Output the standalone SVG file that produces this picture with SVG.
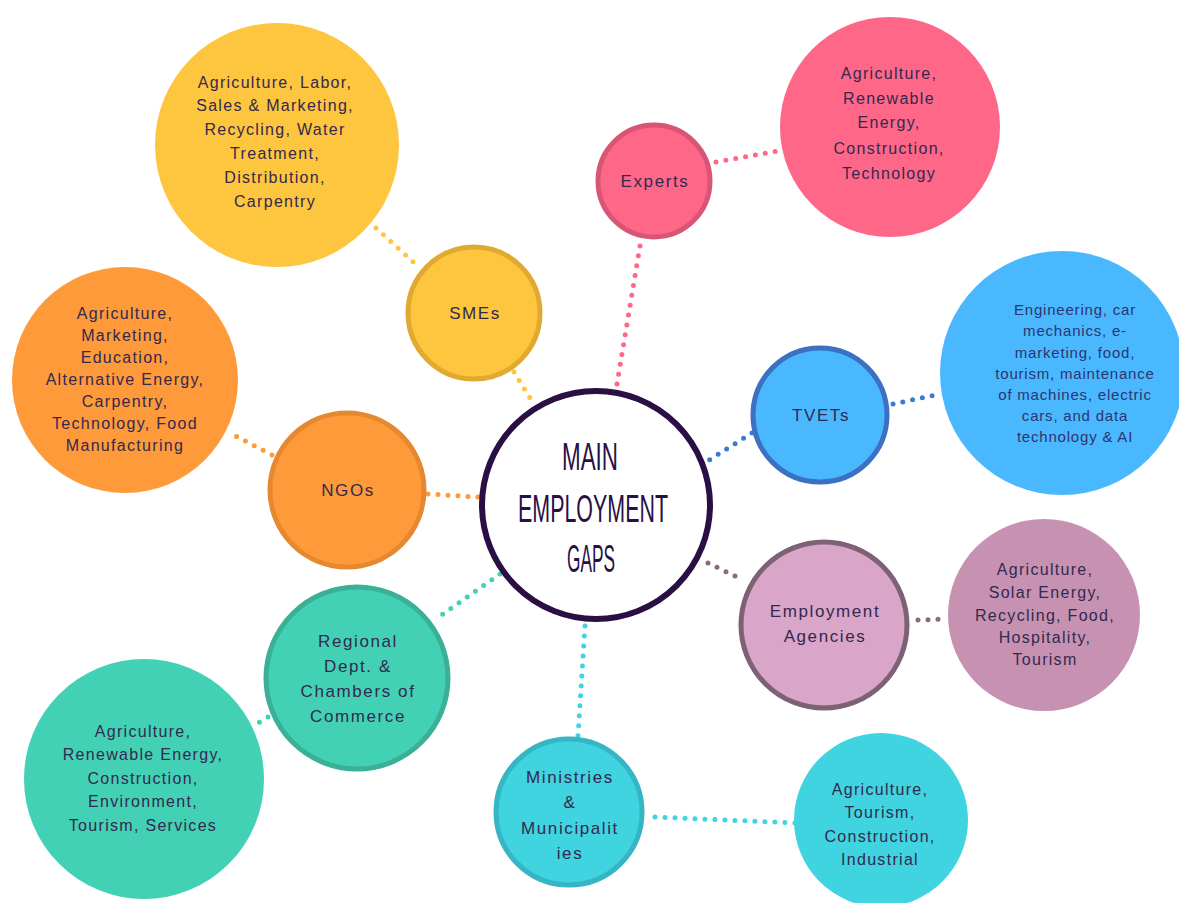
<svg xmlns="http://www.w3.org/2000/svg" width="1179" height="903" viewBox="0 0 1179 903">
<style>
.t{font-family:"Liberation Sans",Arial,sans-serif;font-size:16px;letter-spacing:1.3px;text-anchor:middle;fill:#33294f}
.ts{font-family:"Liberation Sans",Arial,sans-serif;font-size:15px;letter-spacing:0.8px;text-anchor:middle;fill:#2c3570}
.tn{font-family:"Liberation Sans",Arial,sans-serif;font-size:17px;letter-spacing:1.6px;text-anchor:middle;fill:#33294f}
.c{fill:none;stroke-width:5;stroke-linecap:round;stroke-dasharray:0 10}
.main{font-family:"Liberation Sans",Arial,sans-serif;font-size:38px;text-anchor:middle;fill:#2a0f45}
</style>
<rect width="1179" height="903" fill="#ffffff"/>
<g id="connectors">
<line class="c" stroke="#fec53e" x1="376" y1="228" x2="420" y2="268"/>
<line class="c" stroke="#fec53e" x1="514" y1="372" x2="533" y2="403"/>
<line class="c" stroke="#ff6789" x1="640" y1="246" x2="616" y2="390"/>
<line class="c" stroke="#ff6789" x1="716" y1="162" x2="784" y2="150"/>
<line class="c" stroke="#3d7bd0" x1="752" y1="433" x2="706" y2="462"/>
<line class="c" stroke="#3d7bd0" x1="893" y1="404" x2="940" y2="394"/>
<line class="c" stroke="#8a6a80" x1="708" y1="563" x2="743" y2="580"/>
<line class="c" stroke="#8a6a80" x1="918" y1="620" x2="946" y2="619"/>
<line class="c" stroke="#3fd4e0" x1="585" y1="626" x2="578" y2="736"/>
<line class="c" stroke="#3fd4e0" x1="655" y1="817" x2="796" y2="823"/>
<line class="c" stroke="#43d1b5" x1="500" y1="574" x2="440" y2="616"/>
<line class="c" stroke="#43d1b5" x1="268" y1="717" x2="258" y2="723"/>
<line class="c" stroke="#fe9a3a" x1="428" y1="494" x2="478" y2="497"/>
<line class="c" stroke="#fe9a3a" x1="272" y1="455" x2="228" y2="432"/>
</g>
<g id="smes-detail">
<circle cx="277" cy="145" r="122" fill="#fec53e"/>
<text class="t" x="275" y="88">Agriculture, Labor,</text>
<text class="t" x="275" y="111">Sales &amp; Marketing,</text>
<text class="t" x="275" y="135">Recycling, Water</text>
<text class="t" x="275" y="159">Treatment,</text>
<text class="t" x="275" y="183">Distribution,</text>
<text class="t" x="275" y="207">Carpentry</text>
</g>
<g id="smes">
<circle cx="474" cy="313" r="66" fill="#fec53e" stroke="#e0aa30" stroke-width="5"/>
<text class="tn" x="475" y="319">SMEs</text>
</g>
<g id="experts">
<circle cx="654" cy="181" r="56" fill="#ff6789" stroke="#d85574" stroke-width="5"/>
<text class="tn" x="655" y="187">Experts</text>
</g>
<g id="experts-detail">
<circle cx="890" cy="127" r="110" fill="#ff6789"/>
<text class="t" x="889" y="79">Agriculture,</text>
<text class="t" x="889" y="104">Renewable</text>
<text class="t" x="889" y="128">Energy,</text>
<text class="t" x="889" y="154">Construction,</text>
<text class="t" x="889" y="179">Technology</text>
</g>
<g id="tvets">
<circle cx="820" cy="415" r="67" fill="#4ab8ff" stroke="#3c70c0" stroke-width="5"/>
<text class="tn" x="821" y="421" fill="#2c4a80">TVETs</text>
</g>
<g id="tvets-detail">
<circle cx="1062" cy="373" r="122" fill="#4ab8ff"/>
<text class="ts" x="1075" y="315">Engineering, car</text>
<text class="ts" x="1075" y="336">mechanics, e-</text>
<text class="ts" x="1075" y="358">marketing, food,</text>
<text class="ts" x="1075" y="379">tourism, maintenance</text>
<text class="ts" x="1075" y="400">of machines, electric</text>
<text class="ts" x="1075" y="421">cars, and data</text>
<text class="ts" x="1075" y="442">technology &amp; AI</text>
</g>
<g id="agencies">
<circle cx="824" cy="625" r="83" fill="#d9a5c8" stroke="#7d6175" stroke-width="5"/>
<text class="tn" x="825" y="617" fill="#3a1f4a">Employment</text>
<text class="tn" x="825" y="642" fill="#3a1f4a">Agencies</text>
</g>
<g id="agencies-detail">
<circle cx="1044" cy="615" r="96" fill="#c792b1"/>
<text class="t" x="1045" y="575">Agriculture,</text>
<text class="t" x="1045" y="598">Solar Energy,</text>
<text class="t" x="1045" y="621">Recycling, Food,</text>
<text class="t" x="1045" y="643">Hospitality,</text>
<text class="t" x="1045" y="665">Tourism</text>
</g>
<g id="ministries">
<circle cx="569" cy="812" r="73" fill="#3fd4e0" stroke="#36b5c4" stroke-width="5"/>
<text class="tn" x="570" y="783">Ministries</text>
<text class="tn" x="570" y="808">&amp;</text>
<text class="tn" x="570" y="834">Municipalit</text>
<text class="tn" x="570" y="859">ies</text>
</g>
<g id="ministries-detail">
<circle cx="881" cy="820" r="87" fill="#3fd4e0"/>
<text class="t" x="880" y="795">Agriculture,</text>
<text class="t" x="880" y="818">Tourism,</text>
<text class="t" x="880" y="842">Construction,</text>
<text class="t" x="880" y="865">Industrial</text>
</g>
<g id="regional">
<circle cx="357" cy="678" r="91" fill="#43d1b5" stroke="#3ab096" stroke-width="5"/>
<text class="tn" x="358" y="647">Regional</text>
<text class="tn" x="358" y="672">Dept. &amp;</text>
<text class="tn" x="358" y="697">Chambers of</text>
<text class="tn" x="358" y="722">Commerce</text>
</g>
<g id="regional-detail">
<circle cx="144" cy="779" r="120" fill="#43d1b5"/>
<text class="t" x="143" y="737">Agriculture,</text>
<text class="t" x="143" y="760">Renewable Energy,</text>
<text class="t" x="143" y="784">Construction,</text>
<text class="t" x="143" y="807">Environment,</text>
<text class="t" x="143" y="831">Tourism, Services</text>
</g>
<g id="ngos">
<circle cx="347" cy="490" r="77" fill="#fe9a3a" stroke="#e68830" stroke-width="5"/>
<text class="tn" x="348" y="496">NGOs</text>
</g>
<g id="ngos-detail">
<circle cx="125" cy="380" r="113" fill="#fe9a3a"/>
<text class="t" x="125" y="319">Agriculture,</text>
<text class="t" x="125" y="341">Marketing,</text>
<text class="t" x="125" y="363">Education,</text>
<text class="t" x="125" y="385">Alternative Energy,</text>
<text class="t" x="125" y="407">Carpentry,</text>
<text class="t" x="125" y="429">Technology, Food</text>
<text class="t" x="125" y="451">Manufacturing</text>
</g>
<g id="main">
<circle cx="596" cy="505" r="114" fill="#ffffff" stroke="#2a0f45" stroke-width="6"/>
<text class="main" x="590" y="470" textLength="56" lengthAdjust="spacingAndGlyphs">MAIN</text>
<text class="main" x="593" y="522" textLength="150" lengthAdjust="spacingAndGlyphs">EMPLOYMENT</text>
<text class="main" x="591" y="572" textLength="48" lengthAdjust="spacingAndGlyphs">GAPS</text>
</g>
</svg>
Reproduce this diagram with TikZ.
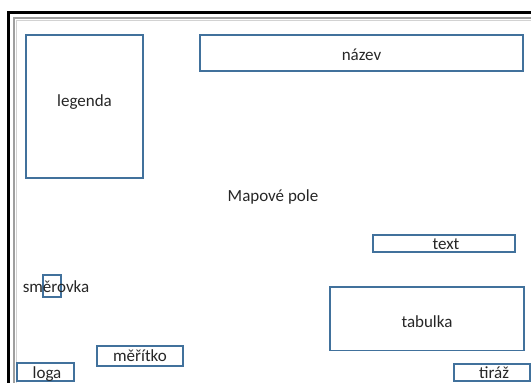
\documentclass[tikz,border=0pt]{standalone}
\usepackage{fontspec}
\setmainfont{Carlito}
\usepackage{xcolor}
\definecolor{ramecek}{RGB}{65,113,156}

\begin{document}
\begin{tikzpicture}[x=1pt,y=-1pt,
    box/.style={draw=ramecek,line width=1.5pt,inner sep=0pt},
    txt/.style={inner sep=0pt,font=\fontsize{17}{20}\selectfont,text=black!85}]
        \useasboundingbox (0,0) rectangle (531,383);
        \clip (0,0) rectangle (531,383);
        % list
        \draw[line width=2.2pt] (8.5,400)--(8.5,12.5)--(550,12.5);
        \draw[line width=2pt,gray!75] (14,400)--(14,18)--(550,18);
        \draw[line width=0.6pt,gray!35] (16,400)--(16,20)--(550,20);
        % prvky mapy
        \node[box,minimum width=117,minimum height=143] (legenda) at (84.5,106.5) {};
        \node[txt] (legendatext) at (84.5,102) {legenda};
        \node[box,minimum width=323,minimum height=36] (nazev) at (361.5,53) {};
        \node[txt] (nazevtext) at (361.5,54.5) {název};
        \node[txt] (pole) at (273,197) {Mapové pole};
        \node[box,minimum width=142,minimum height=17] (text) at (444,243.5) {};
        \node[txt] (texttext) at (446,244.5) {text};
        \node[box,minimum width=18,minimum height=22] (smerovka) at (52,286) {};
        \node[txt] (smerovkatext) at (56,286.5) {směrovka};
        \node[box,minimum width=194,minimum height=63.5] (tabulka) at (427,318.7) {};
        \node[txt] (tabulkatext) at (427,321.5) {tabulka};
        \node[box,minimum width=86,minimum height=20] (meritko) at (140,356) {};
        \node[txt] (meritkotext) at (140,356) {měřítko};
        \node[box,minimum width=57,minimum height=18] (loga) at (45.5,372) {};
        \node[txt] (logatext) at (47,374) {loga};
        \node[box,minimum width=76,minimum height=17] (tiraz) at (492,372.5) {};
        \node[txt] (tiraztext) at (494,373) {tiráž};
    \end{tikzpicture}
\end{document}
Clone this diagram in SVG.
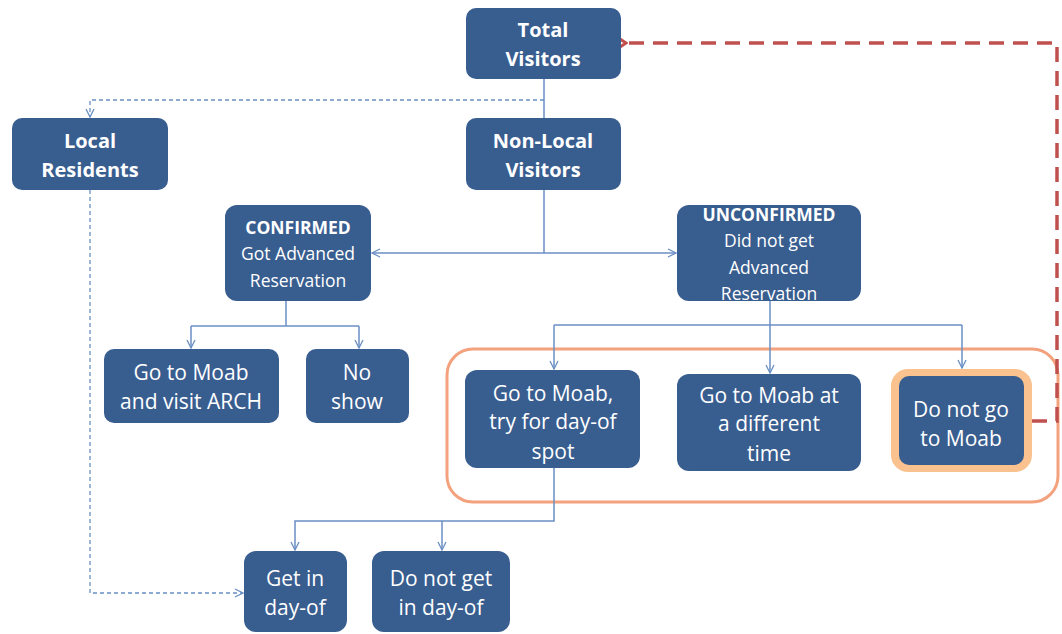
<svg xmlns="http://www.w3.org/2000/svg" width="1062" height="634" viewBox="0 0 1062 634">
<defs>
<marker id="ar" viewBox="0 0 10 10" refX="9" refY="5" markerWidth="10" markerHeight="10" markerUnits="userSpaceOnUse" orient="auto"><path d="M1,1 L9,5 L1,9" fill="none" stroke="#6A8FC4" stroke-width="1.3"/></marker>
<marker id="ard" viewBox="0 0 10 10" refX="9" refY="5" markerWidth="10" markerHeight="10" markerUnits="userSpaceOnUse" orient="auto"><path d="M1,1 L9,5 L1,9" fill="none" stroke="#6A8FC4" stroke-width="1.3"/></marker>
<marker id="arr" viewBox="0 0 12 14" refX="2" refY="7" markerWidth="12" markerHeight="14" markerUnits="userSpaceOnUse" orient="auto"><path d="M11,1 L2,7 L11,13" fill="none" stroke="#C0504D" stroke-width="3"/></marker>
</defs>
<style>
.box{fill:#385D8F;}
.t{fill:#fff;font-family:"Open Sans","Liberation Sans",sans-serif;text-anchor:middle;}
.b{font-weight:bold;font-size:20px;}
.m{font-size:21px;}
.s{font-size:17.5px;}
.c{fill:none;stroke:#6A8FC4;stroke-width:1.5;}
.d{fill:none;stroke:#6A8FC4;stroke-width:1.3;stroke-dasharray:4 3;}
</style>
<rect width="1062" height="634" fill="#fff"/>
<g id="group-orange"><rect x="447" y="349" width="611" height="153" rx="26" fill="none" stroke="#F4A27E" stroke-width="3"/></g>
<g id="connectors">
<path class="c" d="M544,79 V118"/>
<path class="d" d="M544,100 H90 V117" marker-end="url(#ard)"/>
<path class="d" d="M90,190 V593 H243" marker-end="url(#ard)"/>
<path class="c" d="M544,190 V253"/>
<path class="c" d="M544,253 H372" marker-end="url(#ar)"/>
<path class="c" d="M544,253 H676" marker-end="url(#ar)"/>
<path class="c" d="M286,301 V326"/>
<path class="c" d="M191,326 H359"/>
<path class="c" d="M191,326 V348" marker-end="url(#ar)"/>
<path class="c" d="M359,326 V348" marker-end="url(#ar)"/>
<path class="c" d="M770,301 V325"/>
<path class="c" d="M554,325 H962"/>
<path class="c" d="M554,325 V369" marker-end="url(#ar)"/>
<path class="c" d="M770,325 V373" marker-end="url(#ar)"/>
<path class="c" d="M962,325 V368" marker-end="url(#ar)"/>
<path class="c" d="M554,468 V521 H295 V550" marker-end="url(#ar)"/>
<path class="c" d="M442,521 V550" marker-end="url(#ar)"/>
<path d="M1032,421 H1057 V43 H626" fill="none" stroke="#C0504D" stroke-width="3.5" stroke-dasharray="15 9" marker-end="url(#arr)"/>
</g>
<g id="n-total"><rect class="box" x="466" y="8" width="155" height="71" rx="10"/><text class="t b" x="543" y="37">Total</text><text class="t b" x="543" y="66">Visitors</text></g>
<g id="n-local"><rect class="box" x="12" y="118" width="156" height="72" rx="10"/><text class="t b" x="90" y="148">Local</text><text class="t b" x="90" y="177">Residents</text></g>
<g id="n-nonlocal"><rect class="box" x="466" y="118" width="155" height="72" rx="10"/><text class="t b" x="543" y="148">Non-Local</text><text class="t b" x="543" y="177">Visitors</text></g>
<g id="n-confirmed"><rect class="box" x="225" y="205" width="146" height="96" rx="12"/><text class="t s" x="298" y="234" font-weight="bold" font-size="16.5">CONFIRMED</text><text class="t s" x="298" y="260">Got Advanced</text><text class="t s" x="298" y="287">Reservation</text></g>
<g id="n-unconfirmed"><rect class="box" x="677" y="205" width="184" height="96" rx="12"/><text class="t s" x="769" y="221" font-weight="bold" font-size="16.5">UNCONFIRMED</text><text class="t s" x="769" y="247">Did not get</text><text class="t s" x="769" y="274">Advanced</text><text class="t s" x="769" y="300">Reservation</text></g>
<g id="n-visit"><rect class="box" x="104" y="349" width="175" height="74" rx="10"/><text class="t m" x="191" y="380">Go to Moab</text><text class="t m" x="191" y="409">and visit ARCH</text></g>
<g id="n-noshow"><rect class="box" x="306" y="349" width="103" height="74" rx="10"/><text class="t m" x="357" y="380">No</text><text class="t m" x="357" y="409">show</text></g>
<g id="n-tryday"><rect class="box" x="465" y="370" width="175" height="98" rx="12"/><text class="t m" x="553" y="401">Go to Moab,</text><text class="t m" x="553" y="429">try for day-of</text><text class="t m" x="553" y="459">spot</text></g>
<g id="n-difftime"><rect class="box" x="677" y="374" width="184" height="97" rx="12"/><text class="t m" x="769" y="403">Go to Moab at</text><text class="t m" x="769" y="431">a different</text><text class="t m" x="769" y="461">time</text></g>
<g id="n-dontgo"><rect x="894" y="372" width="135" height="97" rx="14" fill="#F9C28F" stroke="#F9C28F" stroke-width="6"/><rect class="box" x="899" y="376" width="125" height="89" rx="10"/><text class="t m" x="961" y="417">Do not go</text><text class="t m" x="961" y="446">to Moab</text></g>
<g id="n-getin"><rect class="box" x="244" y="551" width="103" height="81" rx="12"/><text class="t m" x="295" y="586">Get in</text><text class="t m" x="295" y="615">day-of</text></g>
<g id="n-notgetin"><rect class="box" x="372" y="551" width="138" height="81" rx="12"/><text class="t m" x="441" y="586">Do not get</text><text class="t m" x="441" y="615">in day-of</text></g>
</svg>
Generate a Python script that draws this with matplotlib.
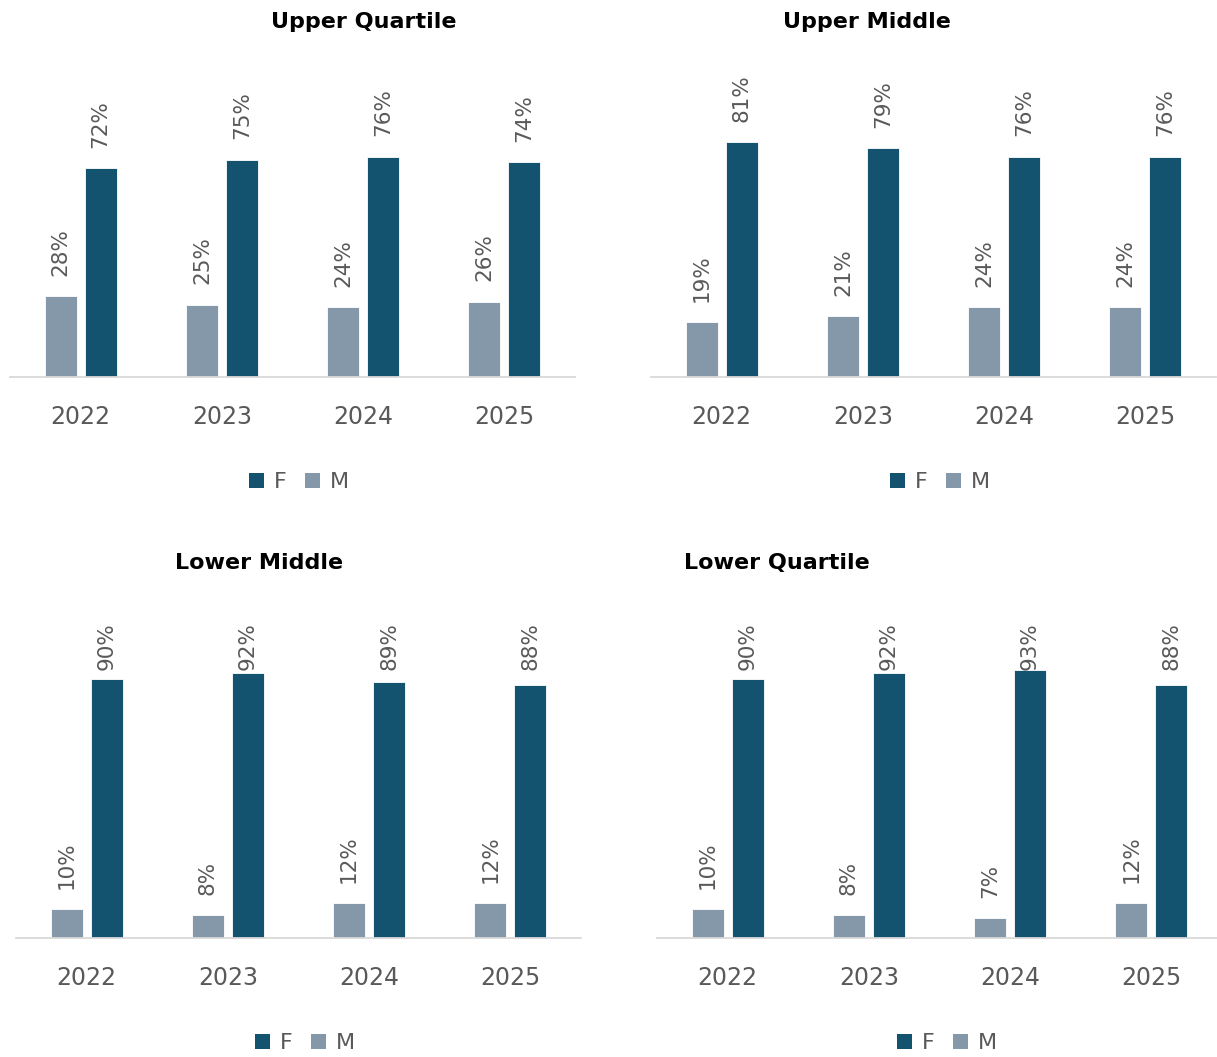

WRITTEN INSTRUCTION
Each line that holds the word "with" is to be copied.

ANSWER TO THE EXERCISE
Output the standalone SVG file that produces this picture with SVG.
Reproduce this diagram with TikZ.
Generate a Python script that draws this with matplotlib.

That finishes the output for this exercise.